I like cars. In fact, I think it's fair to say that most people who know me have at least an inkling that there is a part of my heart devoted to all things with wheels that go brum.
I feed this love with websites, magazines (although only occasionally...have you seen how much they cost?) and television. As a non-sky subscriber, my choice of car related television is relatively small. I love the BTCC, and do watch F1, but my love of cars is not really about speed as such. I enjoy design, tech, culture and all the other little things that combine to create the deified concept of 'car' in my heart. Television programmes dealing with cars outside of motorsport are even fewer, though. In fact, it's fair to say there are only two - Fifth Gear and Top Gear.
Fifth Gear tried to become Top Gear minus the clever photography. That put me off and I stopped watching ('though I must say, things have improved from what I saw recently). Top Gear has always been less about 'cars' than I'd like. But this has got worse over the years, and increasingly they have courted controversy to gain ratings and the kind of rep sort by 13 year olds in a 'not as rough as they think it is' secondary school.
For my sins, I have drawn Deborah into this world of idiocy and she has borne it with grace and perseverance. She has even done her best not to roll her eyes and throw things at the television.
But last night things changed.
This series I've been increasingly fighting the draw to watch the programme but this has been made difficult. They featured the Eagle Speedster and re-engineered Jensen Interceptor (two of my favourite vehicles of all time) forcing me to watch at least two episodes. Last night featured a test of two electric vehicles (Nissan Leaf and Peugeot iOn). I am also a fan of these vehicles, but knew already the report would be flawed. It was. I'm tempted to list the flaws, but honestly my correct information will not change the damage done by Clarkson.
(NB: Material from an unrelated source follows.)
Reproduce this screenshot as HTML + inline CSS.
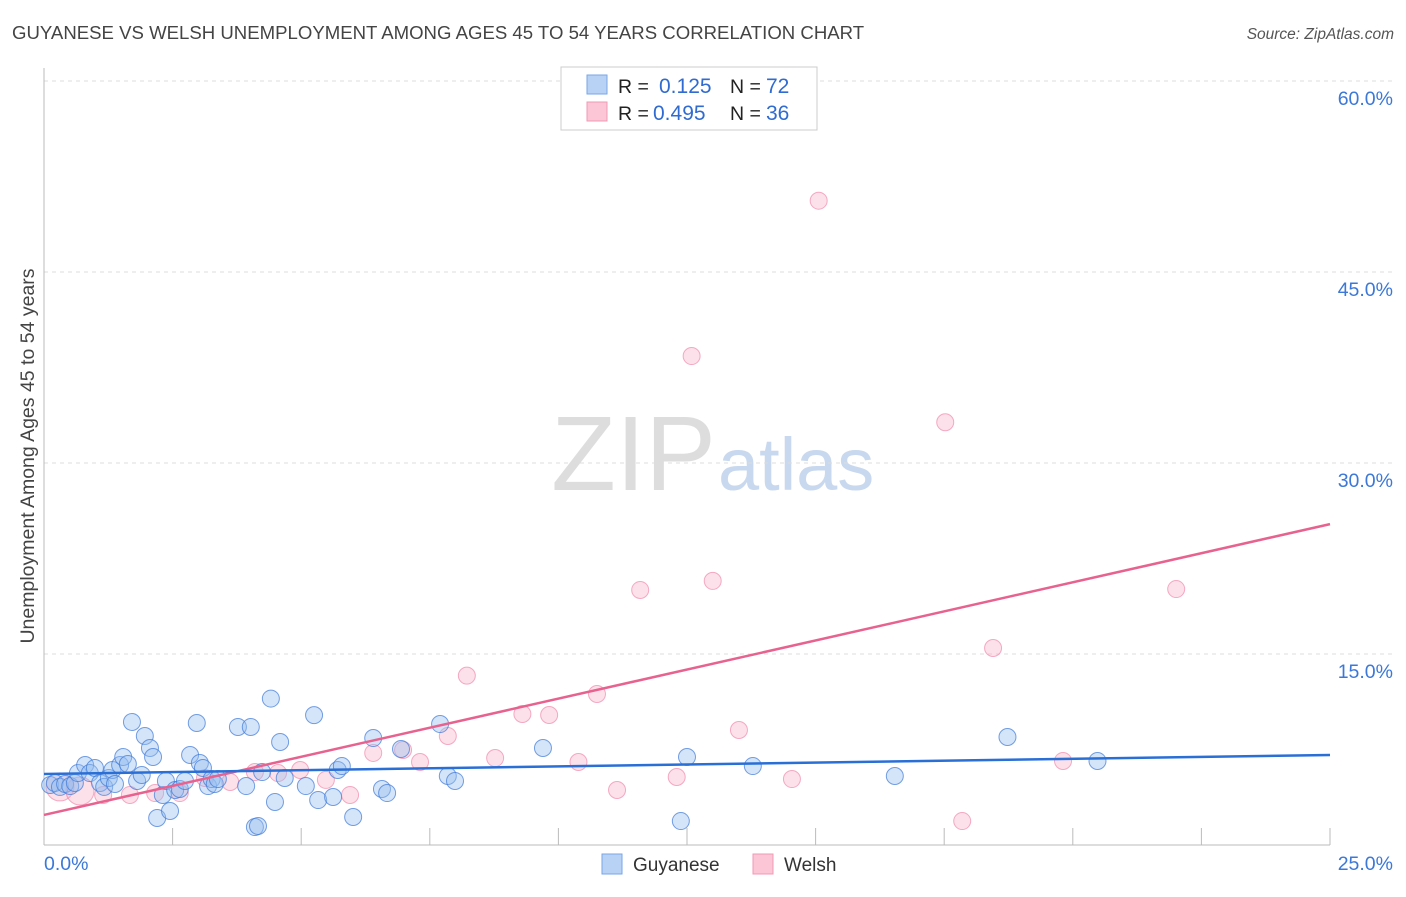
<!DOCTYPE html>
<html><head><meta charset="utf-8"><style>
body{margin:0;background:#fff;font-family:"Liberation Sans",sans-serif}
svg text{font-family:"Liberation Sans",sans-serif}
</style></head><body>
<svg id="chart" width="1406" height="892" xmlns="http://www.w3.org/2000/svg">
<text x="12" y="39" font-size="18.6" fill="#444">GUYANESE VS WELSH UNEMPLOYMENT AMONG AGES 45 TO 54 YEARS CORRELATION CHART</text>
<text x="1394" y="39" font-size="15.5" fill="#555" font-style="italic" text-anchor="end">Source: ZipAtlas.com</text>
<text x="716" y="490" font-size="106" text-anchor="end" fill="#ddd" font-family="Liberation Serif">ZIP</text>
<text x="718" y="490" font-size="74" fill="#c8d8ee">atlas</text>
<text transform="translate(34,456) rotate(-90)" font-size="19.5" fill="#444" text-anchor="middle">Unemployment Among Ages 45 to 54 years</text>
<g id="grid"></g><g id="pts"></g><g id="lines"></g>
<g>
<rect x="561" y="67" width="256" height="63" fill="#fff" stroke="#ccc"/>
<rect x="587" y="75" width="20" height="19" fill="#b8d2f5" stroke="#7aa6e6"/>
<rect x="587" y="102" width="20" height="19" fill="#fcc6d6" stroke="#f09ab4"/>
<text x="618" y="93" font-size="19.5" fill="#222">R = </text><text x="659" y="93" font-size="21" fill="#2f6bd0">0.125</text>
<text x="730" y="93" font-size="19.5" fill="#222">N = </text><text x="766" y="93" font-size="21" fill="#2f6bd0">72</text>
<text x="618" y="120" font-size="19.5" fill="#222">R = </text><text x="653" y="120" font-size="21" fill="#2f6bd0">0.495</text>
<text x="730" y="120" font-size="19.5" fill="#222">N = </text><text x="766" y="120" font-size="21" fill="#2f6bd0">36</text>
</g>
<g>
<rect x="602" y="854" width="20" height="20" fill="#b8d2f5" stroke="#7aa6e6"/>
<text x="633" y="871" font-size="19" fill="#333">Guyanese</text>
<rect x="753" y="854" width="20" height="20" fill="#fcc6d6" stroke="#f09ab4"/>
<text x="784" y="871" font-size="19" fill="#333">Welsh</text>
</g>
</svg>
<script>
const xTicks=[0,2.5,5,7.5,10,12.5,15,17.5,20,22.5,25];
const yTicks=[15,30,45,60];
const yTickLabels=["15.0%","30.0%","45.0%","60.0%"];
const guyX=[0.12,0.21,0.31,0.41,0.51,0.6,0.66,0.8,0.89,0.99,1.09,1.17,1.26,1.33,1.38,1.48,1.54,1.63,1.71,1.81,1.9,1.96,2.06,2.12,2.2,2.31,2.37,2.45,2.55,2.64,2.74,2.84,2.97,3.03,3.09,3.19,3.26,3.32,3.38,3.77,3.93,4.02,4.1,4.16,4.24,4.41,4.49,4.59,4.68,5.09,5.25,5.33,5.62,5.71,5.79,6.01,6.4,6.57,6.67,6.94,7.7,7.85,7.99,9.7,12.38,12.5,13.78,16.54,18.73,20.48];
const guyY=[4.71,4.87,4.56,4.79,4.63,4.87,5.65,6.28,5.65,6.05,4.87,4.56,5.26,5.89,4.79,6.28,6.91,6.36,9.66,5.03,5.5,8.56,7.62,6.91,2.12,3.93,5.03,2.67,4.32,4.4,5.03,7.07,9.58,6.44,6.05,4.63,5.18,4.79,5.18,9.27,4.63,9.27,1.41,1.49,5.73,11.5,3.38,8.09,5.26,4.63,10.2,3.53,3.77,5.89,6.2,2.2,8.4,4.4,4.08,7.54,9.5,5.42,5.03,7.62,1.88,6.91,6.2,5.42,8.48,6.6];
const welX=[0.31,0.7,1.15,1.67,2.16,2.64,3.13,3.62,4.1,4.55,4.98,5.48,5.95,6.4,6.98,7.31,7.85,8.22,8.77,9.3,9.82,10.39,10.75,11.14,11.59,12.3,12.59,13.0,13.51,14.54,15.06,17.52,17.85,18.45,19.81,22.01];
const welY=[4.56,4.24,3.93,3.93,4.08,4.08,5.26,4.95,5.73,5.65,5.89,5.11,3.93,7.23,7.46,6.52,8.56,13.3,6.83,10.29,10.21,6.52,11.86,4.32,20.03,5.34,38.4,20.74,9.03,5.18,50.6,33.2,1.88,15.47,6.6,20.1];
const guyLine=[5.58,7.07];
const welLine=[2.36,25.2];
const NS="http://www.w3.org/2000/svg";
const X=v=>44+v/25*1286, Y=v=>845-v/15*191;
function mk(t,a,p){const e=document.createElementNS(NS,t);for(const k in a)e.setAttribute(k,a[k]);document.getElementById(p).appendChild(e);return e;}
yTicks.forEach((t,i)=>{
 const g=mk('line',{x1:44,x2:1394,y1:Y(t),y2:Y(t),stroke:'#ddd','stroke-dasharray':'4,4'},'grid');
 
 
 const l=mk('text',{x:1393,y:Y(t)+24,'font-size':19.5,fill:'#3b78d8','text-anchor':'end'},'grid');l.textContent=yTickLabels[i];
 
 
});
const ax=mk('line',{x1:44,x2:44,y1:68,y2:845,stroke:'#bbb'},'grid');


const bx=mk('line',{x1:44,x2:1330,y1:845,y2:845,stroke:'#bbb'},'grid');


xTicks.forEach(t=>{const e=mk('line',{x1:X(t),x2:X(t),y1:828,y2:845,stroke:'#bbb'},'grid');
 
 });
const x0=mk('text',{x:44,y:870,'font-size':19.5,fill:'#3b78d8'},'grid');x0.textContent=xTicks[0].toFixed(1)+'%';


const x1=mk('text',{x:1393,y:870,'font-size':19.5,fill:'#3b78d8','text-anchor':'end'},'grid');x1.textContent=xTicks[10].toFixed(1)+'%';


welX.forEach((v,i)=>{const c=mk('circle',{cx:X(v),cy:Y(welY[i]),r:i<2?14:8.5,fill:'rgba(248,170,196,0.35)',stroke:'rgba(236,120,160,0.6)','stroke-width':1},'pts');
 
 });
guyX.forEach((v,i)=>{const c=mk('circle',{cx:X(v),cy:Y(guyY[i]),r:8.5,fill:'rgba(150,190,240,0.4)',stroke:'rgba(60,120,215,0.7)','stroke-width':1},'pts');
 
 });
const pl=mk('line',{x1:X(0),y1:Y(welLine[0]),x2:X(25),y2:Y(welLine[1]),stroke:'#e8628f','stroke-width':2.5},'lines');


const bl=mk('line',{x1:X(0),y1:Y(guyLine[0]),x2:X(25),y2:Y(guyLine[1]),stroke:'#2a6fd6','stroke-width':2.5},'lines');


</script>
</body></html>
He claims that no one pays attention to him because of his bufoonish ways. Rubbish. People take his word for gospel. I've already seen people quoting five year battery life etc. Damage is done and I can't change a thing.
But this is damage that can be defended by the huge car companies who supplied them the vehicles. It can be defended by the large number of people who actually drive electric. Indeed, there are already a lot of messages on twitter and the internet in general explaining how an attack on the electric car was shrouded by faux impartiality.
In comparison to this, however, I've only seen a couple of references to their use of two disabled parking bays in said piece about electric vehicles. Picture me lying down on the sofa, my feet in Deb's lap. I was quietly grumbling about the inaccuracies of their maths etc. And then boom. Jaws hit the carpet. They didn't? They did! How? Why??
Four disabled parking bays, prominently displaying the markings. I don't know if it's just my imagination (I can't check the programme at the moment as I'm away from a stable broadband connection) but I can even remember the angle of the shot emphasising the wheelchair logo.
Obviously this was a potentially illegal act. But even if this is the case, it's never 'just' that. It's an attack upon the vulnerable. And that's something which more and more has been a staple of their 'humour' (which the BBC has been so quick to defend).
In trying to get Deb to watch the programme, I explained that Top Gear, though insulting of many people, was actually quite pro disability. They'd featured a blind chap driving the reasonably priced car around the track. They'd talked to a disabled driver at the Nurburgring. I'm not sure I can think of any other examples...but you know, that's not bad, right?
But no. Not only do they use the disabled parking bays, in summing up with 'electric cars don't work', the camera tracks across to the mobility scooter driving along beside them.
Deborah recently wrote about the challenges of using mobility scooters whilst holding hands. In it she wrote that around here we have very little negative attention. After writing this, we had a 'humourous' comment or two aimed at us by a man with all the brains and charm of...well...Jeremy Clarkson. And this shot of the cars and the scooter was much the same thing. It was a snigger. These things just don't work. Rolling their eyes. And I'm sick of it.
After the segment finished, we turned off the television. Over the years I have watched every episode of the 'new' format Top Gear. I will not watch another episode ever again.
So this morning I decided to write this blog post. Deborah's writing one of her own at the same time. But when I went online to see what the response had been, what did I find had been the final segment of the programme?
Yes folks, they were featuring proper cripples. War heroes. Men who laugh in the face of access. And these heroes were going to undertake the Dakar Rally.
If you think I'm being silly here...that maybe this story offsets the harm done with their snide anti-disability messages in the electric car piece...then take a look at this message lifted from a random forum;
"The nature of their injuries is horrific and if you missed the programme tonight then make a point of watching a repeat of these astonishing, heroic men overcoming injuries that would render lesser men hopeless cripples."
The message of pathetic cripple vs heroic cripple has been solidified. If you're not attempting the Dakar Rally having been physically disabled in defence of your country, then you're a hopeless cripple. A parking bay is really just enabling decrepitude. If you want to access M&S to buy a new set of undies, try travelling across Argentina and Chile first, eh? Just as the misinformation about electric cars has been spread far and wide, so the misinformation about what it is to be a 'good' cripple has spread. And we don't have a huge car company to defend us.